Even though we were the preeminent research and development operation in the free world, few Americans heard of the Skunk Works, although their eyes would light with recognition at some of our inventions: the P-80, America’s first jet fighter; the F-104 Starfighter, our first supersonic jet attack plane; the U-2 spy plane; the incredible SR-71 Blackbird, the world’s first three-times-the-speed-of-sound surveillance airplane; and the F-117A stealth tactical fighter that many Americans saw on CNN scoring precision bomb strikes over Baghdad during Operation Desert Storm.
These airplanes, and other Skunk Works projects that were unpublicized, shared a common thread: each was initiated at the highest levels of the government out of an imperative need to tip the cold war balance of power in our direction. For instance, the F-104, nicknamed “The Missile With the Man In It,” was an incredibly maneuverable high-performance Mach 2 interceptor built to win the skies over Korea in dogfights against the latest high-performance Soviet MiGs that had been giving our combat pilots fits. The U-2 spy plane overflew the Soviet Union for four tense years until luck ran out and Francis Gary Powers was shot down in 1960. The U-2 was built on direct orders from President Eisenhower, who was desperate to breach the Iron Curtain and discover the Russians’ potential for launching a surprise, Pearl Harbor–style nuclear attack, which the Joint Chiefs warned could be imminent.

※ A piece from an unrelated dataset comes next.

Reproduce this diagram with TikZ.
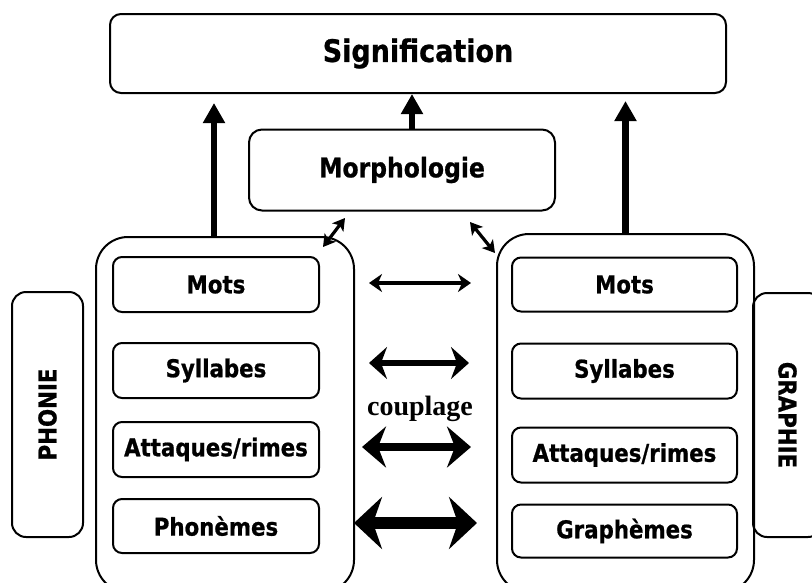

And it is only now, when the cold war is history, that many of our accomplishments can finally be revealed, and I can stop playing mute, much like the star-crossed rabbi who hit a hole in one on the Sabbath.
I had been Kelly Johnson’s vice president for advanced projects and his personal choice to succeed him when he was forced to step down at mandatory retirement age of sixty-five. Kelly started the Skunk Works during World War II, had been Lockheed’s chief engineer since 1952, and was the only airplane builder ever to win two Collier Trophies, which was the aerospace equivalent of the Hollywood Oscar, and the presidential Medal of Freedom. He had designed more than forty airplanes over his long life, many of them almost as famous in aviation as he was, and he damned well only built airplanes he believed in. He was the toughest boss west of the Mississippi, or east of it too, suffered fools for less than seven seconds, and accumulated as many detractors as admirers at the Pentagon and among Air Force commanders. But even those who would never forgive Johnson for his bullying stubbornness and hair-trigger temper were forced to salute his matchless integrity. On several occasions, Kelly actually gave back money to the government, either because we had brought in a project under budget or because he saw that what we were struggling to design or build was just not going to work.